The Fulbright Prize was created to recognize those who have made outstanding contributions towards furthering mutual understanding among peoples and who have helped to break barriers that divide humankind. Fulbright Prize laureates exemplify the purposes of the international educational and cultural exchange program created by the late Senator Fulbright.
Since its founding in 1993, the Fulbright Prize has been awarded to a group of distinguished world leaders. Early laureates included South African President Nelson Mandela and President Jimmy Carter. Recent laureates have been United Nations Secretary-General Kofi Annan and former United Nations High Commissioner for Refugees Sadako Ogata.
Brown University President Ruth Simmons, the 2003 Fulbright Prize Selection Committee chairperson, was joined in her work by an eminent international committee. The Fulbright Association appreciates the work of this committee, which made its choice in June, selecting as our laureate a distinguished leader from this hemisphere, who throughout the 1980s and 1990s made possible significant changes to enhance democracy and human rights.
Dr. Fernando Henrique Cardoso is a leading figure advocating enlightened policies in Brazil and internationally. He was president of Brazil from 1995 until the end of his second term in January 2003. He was instrumental in developing and implementing an anti-inflation plan for Brazil that brought down inflation from stratospheric levels to single digits in just 24 months. As inflation is a very perverse tax, especially on the poor, more than 20 million consumers were added to the Brazilian market as a result of controlling inflation and about as many were lifted above the poverty line.
Dr. Cardoso has advocated human rights, the rule of law, and the universal values of equality, tolerance, and human dignity.

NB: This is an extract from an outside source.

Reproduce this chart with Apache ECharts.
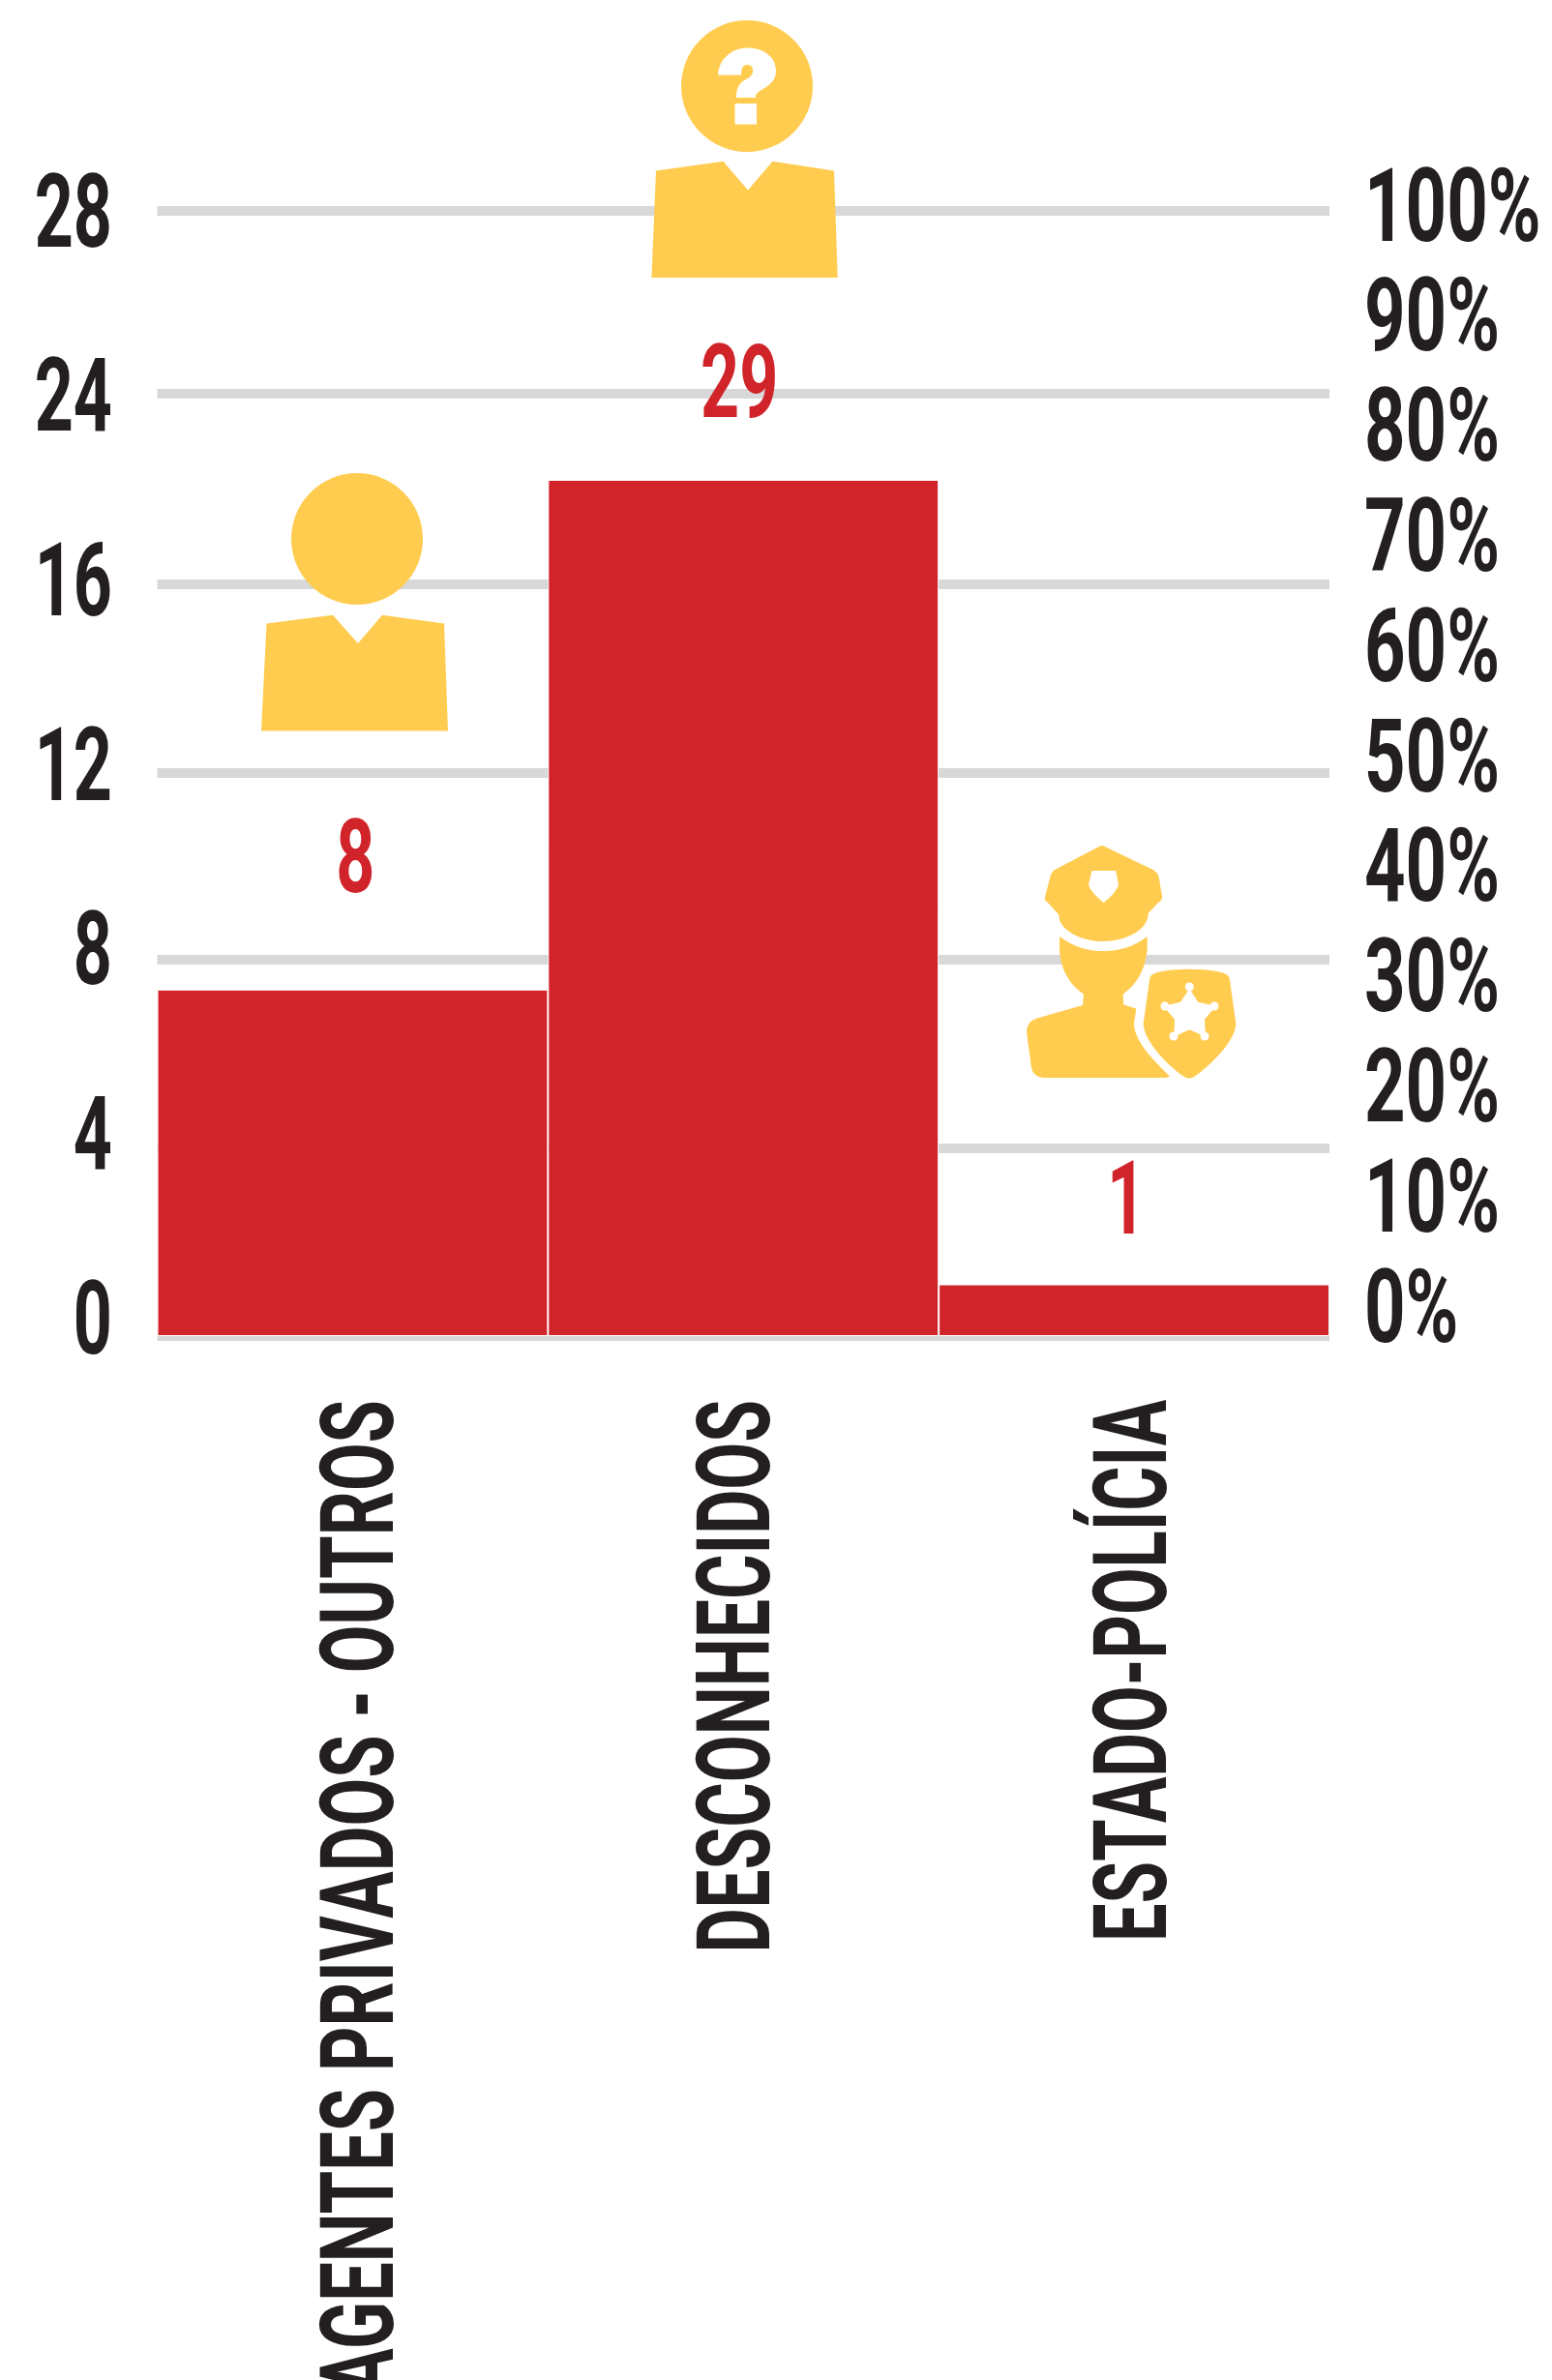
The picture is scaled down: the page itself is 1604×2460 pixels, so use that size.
<!DOCTYPE html>
<html>
<head>
<meta charset="utf-8">
<style>html,body{margin:0;padding:0;background:#fff}#c{width:1604px;height:2460px}</style>
<script src="https://cdn.jsdelivr.net/npm/echarts@6/dist/echarts.min.js"></script>
</head>
<body>
<div id="c"></div>
<script>
const categories = ['AGENTES PRIVADOS - OUTROS', 'DESCONHECIDOS', 'ESTADO-POLÍCIA'];
const counts = [8, 29, 1];
const barHeights = [30.8, 76.1, 4.6];
const gridLevels = [0, 16.68, 33.45, 50.04, 66.8, 83.75, 100];
const leftTicks = ['0', '4', '8', '12', '16', '24', '28'];
const rightTicks = ['0%', '10%', '20%', '30%', '40%', '50%', '60%', '70%', '80%', '90%', '100%'];

const RED = '#D0232A', INK = '#231F20', GOLD = '#FFCC50', GREY = '#D8D8D8';
const FONT = 'Roboto';
const FS = 106, SX = 0.66;

function txt(x, y, text, fill, align, scaleX, rotation) {
  return { type: 'text', x: x, y: y, scaleX: scaleX, rotation: rotation || 0, silent: true,
    style: { text: text, fill: fill, fontFamily: FONT, fontWeight: 700, fontSize: FS,
             align: align, verticalAlign: 'middle' } };
}
const catDx = [15, 0, 6];
const catDy = 66;
const catScale = [0.68, 0.67, 0.665];
const countDx = [3, -4, -8];
const countDy = [-127, -91, -79];

const iconPaths = [
  'M275.5,644.4 L344,635.7 L370,665 L395,635.7 L459,644.4 L463,755.6 L270,755.6 Z',
  'M678,176.5 L747.4,166.8 L773,196.4 L798.5,166.8 L862,176.5 L865.7,287 L673.4,287 Z',
  'M1140.7,874.6 L1191.7,899 Q1197,902 1198,908 L1201,927 Q1201,931 1197,933 L1186.7,944 C1186.7,962 1162,973 1140,973 C1118,973 1094.3,962 1094.3,945.4 L1083,933 Q1079,931 1080,927 L1085,908 Q1086,902 1090,899 L1136,875 Q1140,873 1140.7,874.6 Z M1128.3,900 L1125,915 Q1128,923 1140.7,933 Q1153,923 1156,915 L1153.3,900 Z',
  'M1095,967.9 C1110,979 1125,983 1140,983 C1155,983 1172,979 1185.7,967.9 L1185.7,979 C1185,1000 1175,1018 1160.7,1027.5 L1161.3,1038.6 L1174.3,1042.5 L1172,1058 C1172,1075 1190,1094 1209,1112.5 Q1207,1114 1203,1114 L1078,1114 Q1068,1113 1066,1104 L1061,1066.8 Q1061,1056 1071.7,1052.5 L1119,1039 L1120,1027.5 C1105,1018 1095,1000 1095,979 Z',
  'M1188.3,1011 Q1190,1002 1229.3,1001.8 Q1268,1002 1270.7,1011 L1277.3,1057.9 C1277,1078 1245,1106 1234,1113 Q1229,1116 1224,1113 C1213,1106 1181.7,1078 1181.7,1057.9 Z M1229.3,1022 L1220,1035.7 L1202.3,1040 L1214,1053.6 L1213.3,1071.4 L1229.3,1064.3 L1246,1071.4 L1245,1053.6 L1256.7,1040 L1238.3,1035.7 Z'
];
const starTips = [[1229.3, 1020], [1255, 1040], [1245, 1071], [1213, 1071], [1204, 1040]];
const questionPath = 'M742,77.5 C743,62 755,49.5 773,49.5 C790,49.5 802,60 802,73 C802,85 793,89 787,93 C782,96 781,97 781,101 L761,101 C761,92 763,86 771,82 C776,79 778,77 778,73 C778,69 776,67 772,67 C768,67 766,70 766,77.5 Z M759.5,107 L782,107 L782,128.6 L759.5,128.6 Z';

const chart = echarts.init(document.getElementById('c'), null, { renderer: 'canvas' });
const hiddenX = (i) => ({ type: 'value', gridIndex: i, min: 0, max: 1, show: false });
chart.setOption({
  animation: false,
  backgroundColor: '#fff',
  grid: [
    { left: 162.5, right: 230, top: 218, bottom: 1079 },
    { left: 0, width: 116, top: 228, bottom: 1088 },
    { left: 1410, width: 190, top: 222, bottom: 1100 }
  ],
  xAxis: [
    { type: 'category', gridIndex: 0, data: categories, axisLine: { show: false }, axisTick: { show: false }, axisLabel: { show: false } },
    hiddenX(1), hiddenX(2)
  ],
  yAxis: [
    { type: 'value', gridIndex: 0, min: 0, max: 100, axisLine: { show: false },
      axisTick: { show: false, customValues: gridLevels },
      axisLabel: { show: false, customValues: gridLevels },
      splitLine: { show: true, lineStyle: { color: GREY, width: 10 } } },
    { type: 'value', gridIndex: 1, min: 0, max: leftTicks.length - 1, show: false, splitLine: { show: false } },
    { type: 'value', gridIndex: 2, min: 0, max: rightTicks.length - 1, show: false, splitLine: { show: false } }
  ],
  series: [
    { type: 'bar', xAxisIndex: 0, yAxisIndex: 0, data: barHeights, barWidth: '100%',
      itemStyle: { color: RED, borderColor: '#fff', borderWidth: 1 }, silent: true, z: 3 },
    { type: 'custom', xAxisIndex: 0, yAxisIndex: 0, data: barHeights.map((v, i) => [i, v]), clip: false, z: 5,
      renderItem: (p, api) => {
        const c = api.coord([api.value(0), api.value(1)]);
        return txt(c[0] + countDx[p.dataIndex], c[1] + countDy[p.dataIndex], String(counts[p.dataIndex]), RED, 'center', SX);
      } },
    { type: 'custom', xAxisIndex: 0, yAxisIndex: 0, data: categories.map((n, i) => [i, 0]), clip: false, z: 5,
      renderItem: (p, api) => {
        const c = api.coord([api.value(0), 0]);
        return txt(c[0] + catDx[p.dataIndex], c[1] + catDy, categories[p.dataIndex], INK, 'right', catScale[p.dataIndex], Math.PI / 2);
      } },
    { type: 'custom', xAxisIndex: 1, yAxisIndex: 1, data: leftTicks.map((t, i) => [1, i]), clip: false, z: 5,
      renderItem: (p, api) => {
        const c = api.coord([1, api.value(1)]);
        return txt(c[0], c[1], leftTicks[p.dataIndex], INK, 'right', SX);
      } },
    { type: 'custom', xAxisIndex: 2, yAxisIndex: 2, data: rightTicks.map((t, i) => [0, i]), clip: false, z: 5,
      renderItem: (p, api) => {
        const c = api.coord([0, api.value(1)]);
        return txt(c[0], c[1], rightTicks[p.dataIndex], INK, 'left', 0.7);
      } },
    { type: 'custom', xAxisIndex: 0, yAxisIndex: 0, data: [[0, 0]], clip: false, z: 10, silent: true,
      renderItem: () => ({ type: 'group', children: [
        { type: 'circle', shape: { cx: 369, cy: 557, r: 68 }, style: { fill: GOLD } },
        { type: 'circle', shape: { cx: 772, cy: 89, r: 68 }, style: { fill: GOLD } }
      ].concat(iconPaths.map(d => ({ type: 'path', shape: { pathData: d }, style: { fill: GOLD } })))
       .concat([{ type: 'path', shape: { pathData: questionPath }, style: { fill: '#fff' } }])
       .concat(starTips.map(t => ({ type: 'circle', shape: { cx: t[0], cy: t[1], r: 4.5 }, style: { fill: '#fff' } }))) }) }
  ]
});
</script>
</body>
</html>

He has demonstrated an abiding concern about inequality and obstacles to human development. The successful programs that he championed in Brazil helped to sharpen the world’s focus on the need to address vigorously, and to dedicate meaningful resources to, the HIV/AIDS epidemic. At the outset of Dr. Cardoso’s administration, about 86 percent of children between seven and 14 were enrolled in school. By the end of his administration, that percentage had risen to 97 percent. Infant mortality was reduced by 25 percent, and AIDS-related deaths were reduced by 64 percent, thanks to Brazil’s novel program considered a model by the World Health Organization.
On the economic front, under Dr. Cardoso’s leadership, the telecom, electricity distribution, and other industries were privatized, along with state enterprises that were previously inefficient and that are now new world-class competitors. We speak of companies such as Companhia Vale do Rio Doce in mining, CVRD, which today is probably the world’s lowest cost producer of steel, and Embraer, which makes commuter planes.
Let me say with pride also that Dr. Cardoso and Mrs. Cardoso are no strangers to the Fulbright exchange program. In 1986, Fernando Henrique Cardoso was selected as Fulbright Program 40th anniversary distinguished fellow and lectured at Columbia University on democracy in Brazil . His wife, Ruth Correa Leite Cardoso, was a Fulbright scholar at Columbia University in 1988.
For his intellectual contributions to international development, for his lifetime commitment to justice and equality, for his tireless work in leading democracy, human rights, and economic growth, and for the dramatic changes that he achieved in Brazil, we are honored today to present the 2003 Fulbright Prize to the former president of Brazil, Fernando Henrique Cardoso.